Şiirleri için Fahri Hocaya, kitaplaşmasına vesile olan ve emek yoğun katkı sunan oğlu Fehmi Tokgöz’e bir şiir sever olarak teşekkür ediyor, kitapçı raflarında bulunmayan ve satılmayan bu şiir kitabına bir biçimde ulaşıp okuma bahtiyarlığına ermenizi temenni ediyorum.
Yaşam şiir ve bayram tadında sür git devam etmiyor elbet.

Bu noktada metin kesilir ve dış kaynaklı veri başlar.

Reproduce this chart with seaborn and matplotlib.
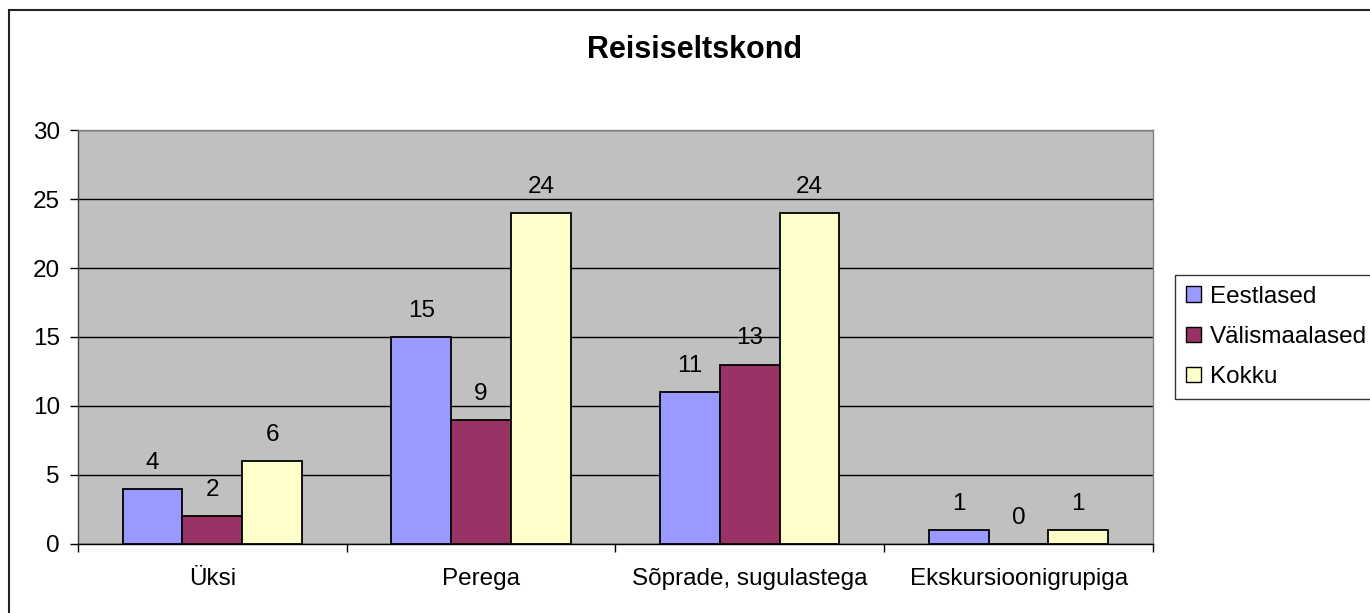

Fatma Teyzeyi ( Fatma Günay) “kaybettik” haberi yaşamın önlenemez tatları arasında içimizi burkan acıların da olduğu gerçekliğini bir kez daha hatırlattı. Kederli ailesinin, evlatlarının acısını paylaşmak ve bir nebze azaltmak için defin töreni öncesi ve sonrası yanlarında bulunduğum Günay ailesine baş sağlığı dileklerimi bir kez daha iletip Fatma teyzemize de Allahtan gani gani rahmet diliyorum.
Ölümle yaşam bıçak sırtı kadar yakın ve bir arada olduğu için olsa gerek yaşanan onca ölüm acısı hayatın akışkanlığı içerisinde katlanacak düzeylere iniyor. Ve fakat acılarımızla yaşamayı öğrenip daha da olgunlaşıyoruz diye düşünüyorum.
Bizim ailenin annem tarafı “altın kızları” olan ve yetmişli yaşlarını tüm sağlık sekerlerine rağmen mutlu yaşayan Leman Özkan (annem), Şükran Orhan (teyzem), Cevriye Sağlık’tan (annemin teyzekızı) oluşan altın kızlar ekibini katı diyet kurallarını bozdurarak uzun yıllar Bor ilçemizde hizmet veren CNN Türk gibi ulusal kanallarda “lezzet durakları” Programlarına konu olacak denli lezzetli yemekler yapan Hilmi Bey Restoranın Niğde’miz Yeni Çarşı mevkiindeki yeni yerlerine götürdüm. Altın kızların dışarıda yemek keyfi görülmeye ve paylaşılmaya değer bir anı olarak benliğime yer etti. İyi ki varlar, yaşıyorlar ve ne mutlu bana hala küçük “kaçamakları” gerçekleştirirken beni yanlarında istiyorlar. Başta annem olmak üzere tek tek ellerinden öpüyor sağlıklı uzun ömürler ve tatlı kaçamakların devamını bekliyorum.
Laf yemeğe gelmişken “İpek Kelle ve Paça Çorba Salonu” Kayseriler İş Hanı karşısında mütevazı bir dükkânda biz Niğdelilere hizmet vermeye başladı. Kayseri usulü fırında kelle ve paça çorbasıyla rakiplerinden fersah, fersah ötede bir lezzet sunuyor. Masa sandalye seçimi mekâna ayrı bir hava katmış. Sabah 6 Akşam 8 saatleri arasında açık bulunan İpek Kelle ve Paça Çorba Salonunda “tam ayıklanmış kelle” 13 TL. Yarım ayıklanmış 6,5 ve Paça çorba 5 TL gibi ekonomik Fiatlarla Niğdeli damak severlerin emrine amade. Fiat kalite lezzet dengesindeki mükemmelliğinden biri iki eksikliklerinden bahsetmeyeceğim. İpek Kelle şimdiden “çarşı esnafının” favori mekânı olmuş bile. Kelle ve Paça çorba severlerin müdavimi olacağı lezzetleri bize ulaştıran “ dükkân sahiplerine”, aşçı ustasına ve güler yüzlü servis elemanlarına teşekkür eder bu lezzetleri tatmanızı ivedilikle tavsiye ederim.
Üzüm Hasadı ve pazarı okumakta olduğum birkaç kitap ve dahi Arsuz’dan Silifke’ye “güney sahilleri izlenimlerimi” ileriki günlerde paylaşacağımı belirtip “gündem yoğunluğundan” yazamadıklarım yazıma son vermek isterim. Daima sevgiyle kalın. Hoşça kalın.